About differential naval movement, I can't say anything except that coastal tiles cost three movement points, sea tiles two, and ocean tiles and port cities one, and studying your ship's route to move it through the cheapest tiles (for example, the two ocean tiles south of Machu Picchu) is important, if a PITA.
The basic principle of ship chaining is that a ground unit which still has movement can transfer from one ship to another in the same tile at no cost in MP, and so can move much farther in a given turn than one ship could take it. As an example--which will involve some arbitrary assumptions, since our chain is imperfect at the moment
--the cav unit now in a Carrack in Medina could take that ship to the nearby stack of two Carracks; get on one of those and sail to Paris; disembark, cross France, and board an imaginary Carrack at Rheims; take that, exploiting the presence of the two ocean tiles in the area, to the stack of two Carracks off Niagara Falls; board one of those; and finally, if the last two Carracks in the chain still had their movement, land on Germany's desert/saltpetre tile, all in one turn.

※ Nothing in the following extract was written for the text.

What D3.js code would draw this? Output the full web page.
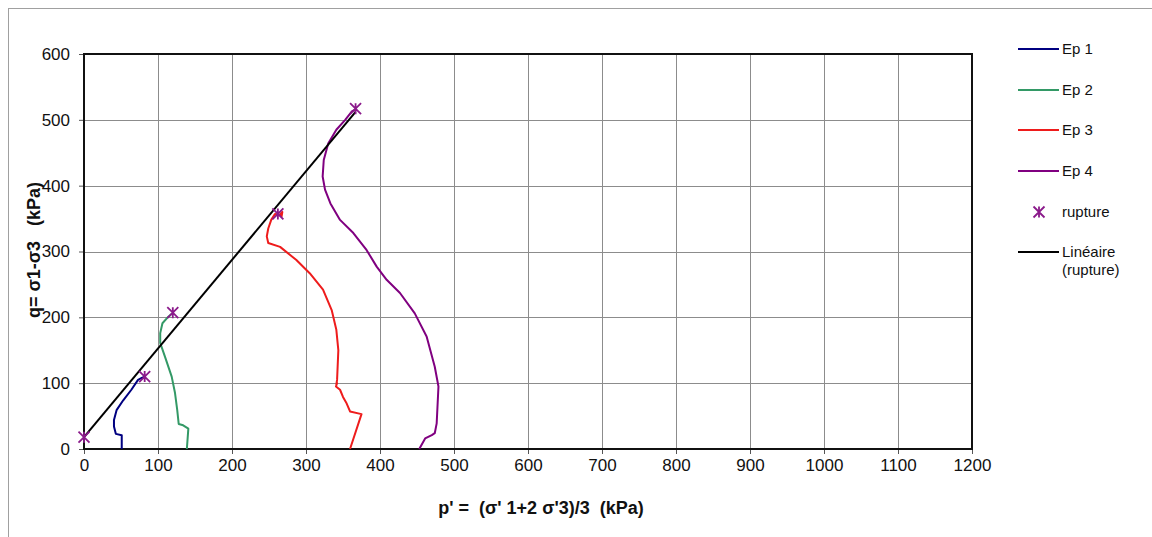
<!DOCTYPE html>
<html><head><meta charset="utf-8">
<script src="https://cdn.jsdelivr.net/npm/d3@7"></script>
<style>
html,body{margin:0;padding:0;background:#fff;}
svg{display:block;font-family:"Liberation Sans",Arial,sans-serif;}
text{white-space:pre;}
</style></head>
<body><svg id="c" width="1152" height="537"></svg>
<script>
// ---- data ----
const xTicks = [0,100,200,300,400,500,600,700,800,900,1000,1100,1200];
const yTicks = [0,100,200,300,400,500,600];
const seriesNames = ["Ep 1","Ep 2","Ep 3","Ep 4"];
const seriesColors = ["#000080","#339966","#ee1c1c","#800080"];
const ep1 = [[51,0],[51,21],[43,23],[40.5,34],[40.5,44],[44,59],[53,74],[64,90],[73,105],[78,108],[82,110]];
const ep2 = [[139,0],[141,31],[134,36],[128,38],[126,59],[123,85],[118.5,110],[109.5,140],[103,161],[103,176],[106,191],[114,201],[119,206]];
const ep3 = [[359.5,0],[375,53],[359.5,57],[355,69],[350,79],[346,90],[340.5,95],[342,100],[341,98],[342,105],[343.7,150],[341,181],[334.7,211],[323,242],[305,267],[287,287],[265,307],[249,313],[247,323],[249,335],[253,348],[258,357],[265,356],[267,353],[268,360],[264,355],[262,357]];
const ep4 = [[453,0],[461,16],[470,21],[474,24],[476.6,39],[479,95],[474,125],[463,171],[447,206],[427,237],[409,257],[395.5,277],[382,302],[364,328],[346,348],[333,373],[325.7,394],[322.5,414],[324,439],[330,464],[341,485],[353,500],[362,513],[367,516]];
const rupture = [[0,18],[82,110],[120,207],[262,357],[367,517]];
const xTitle = "p' =  (σ' 1+2 σ'3)/3  (kPa)";
const yTitle = "q= σ1-σ3   (kPa)";
const legendLabels = ["Ep 1","Ep 2","Ep 3","Ep 4","rupture","Linéaire","(rupture)"];

// ---- layout ----
const svg = d3.select("#c");
const L=84, R=972, T=54, B=449;
const x = d3.scaleLinear().domain([0,1200]).range([L,R]);
const y = d3.scaleLinear().domain([0,600]).range([B,T]);

// outer frame
svg.append("rect").attr("x",8.5).attr("y",8.5).attr("width",1160).attr("height",560)
  .attr("fill","none").attr("stroke","#a0a0a0").attr("stroke-width",1);

// grid
const g = svg.append("g");
g.selectAll(".gx").data(xTicks.slice(1,-1)).join("line")
  .attr("x1",d=>Math.round(x(d))+0.5).attr("x2",d=>Math.round(x(d))+0.5)
  .attr("y1",T).attr("y2",B).attr("stroke","#8c8c8c").attr("stroke-width",1);
g.selectAll(".gy").data(yTicks.slice(1,-1)).join("line")
  .attr("y1",d=>Math.round(y(d))+0.5).attr("y2",d=>Math.round(y(d))+0.5)
  .attr("x1",L).attr("x2",R).attr("stroke","#8c8c8c").attr("stroke-width",1);

// axes
const xAxis = d3.axisBottom(x).tickValues(xTicks).tickSize(5).tickPadding(5).tickFormat(d3.format("d"));
const yAxis = d3.axisLeft(y).tickValues(yTicks).tickSize(5).tickPadding(9).tickFormat(d3.format("d"));
const gx = svg.append("g").attr("transform",`translate(0,${B})`).call(xAxis);
const gy = svg.append("g").attr("transform",`translate(${L},0)`).call(yAxis);
[gx,gy].forEach(a=>{
  a.select(".domain").remove();
  a.selectAll(".tick line").attr("stroke","#555");
  a.selectAll(".tick text").attr("font-size",17).attr("fill","#111")
    .style("font-family","'Liberation Sans',Arial,sans-serif");
});

// plot frame
svg.append("rect").attr("x",L).attr("y",T).attr("width",R-L).attr("height",B-T)
  .attr("fill","none").attr("stroke","#111").attr("stroke-width",2);

// series
const line = d3.line().x(d=>x(d[0])).y(d=>y(d[1]));
[ep1,ep2,ep3,ep4].forEach((s,i)=>{
  svg.append("path").datum(s).attr("d",line).attr("fill","none")
    .attr("stroke",seriesColors[i]).attr("stroke-width",2).attr("stroke-linejoin","round");
});

// linear trend of rupture points (least squares)
const mx = d3.mean(rupture,d=>d[0]), my = d3.mean(rupture,d=>d[1]);
const slope = d3.sum(rupture,d=>(d[0]-mx)*(d[1]-my))/d3.sum(rupture,d=>(d[0]-mx)**2);
const icpt = my - slope*mx;
const [x0,x1] = d3.extent(rupture,d=>d[0]);
svg.append("line").attr("x1",x(x0)).attr("y1",y(icpt+slope*x0))
  .attr("x2",x(x1)).attr("y2",y(icpt+slope*x1)).attr("stroke","#000").attr("stroke-width",2);

// star markers
function star(sel, cx, cy){
  const r=5.5;
  const p = `M${cx-r},${cy-r}L${cx+r},${cy+r}M${cx-r},${cy+r}L${cx+r},${cy-r}M${cx},${cy-r}L${cx},${cy+r}`;
  sel.append("path").attr("d",p).attr("stroke","#8b1a8b").attr("stroke-width",1.8).attr("fill","none");
}
rupture.forEach(d=>star(svg, x(d[0]), y(d[1])));

// titles
svg.append("text").attr("x",541).attr("y",514).attr("text-anchor","middle")
  .attr("font-size",18).attr("font-weight","bold").attr("fill","#111").text(xTitle);
svg.append("text").attr("transform","translate(40,250) rotate(-90)").attr("text-anchor","middle")
  .attr("font-size",18).attr("font-weight","bold").attr("fill","#111").text(yTitle);

// legend
const lg = svg.append("g");
const rowsY = [49,90,130,171];
seriesNames.forEach((n,i)=>{
  lg.append("line").attr("x1",1018).attr("x2",1059).attr("y1",rowsY[i]).attr("y2",rowsY[i])
    .attr("stroke",seriesColors[i]).attr("stroke-width",2);
  lg.append("text").attr("x",1062).attr("y",rowsY[i]+5).attr("font-size",15).attr("fill","#111").text(legendLabels[i]);
});
star(lg,1039,212);
lg.append("text").attr("x",1062).attr("y",217).attr("font-size",15).attr("fill","#111").text(legendLabels[4]);
lg.append("line").attr("x1",1018).attr("x2",1059).attr("y1",252).attr("y2",252).attr("stroke","#000").attr("stroke-width",2);
lg.append("text").attr("x",1062).attr("y",257).attr("font-size",15).attr("fill","#111").text(legendLabels[5]);
lg.append("text").attr("x",1062).attr("y",275).attr("font-size",15).attr("fill","#111").text(legendLabels[6]);
</script></body></html>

The fundamental idea is that we should reinforce our now-distant fronts like this, not by the excessively slow procedure of just loading Carracks up on our continent and sailing them to the active theatres. Even if your operation of the ship chains is less than ideal, it'll be a lot faster than that. A two-turn rhythm, in which the ship chain lands units on one turn and resets on the next, is acceptable.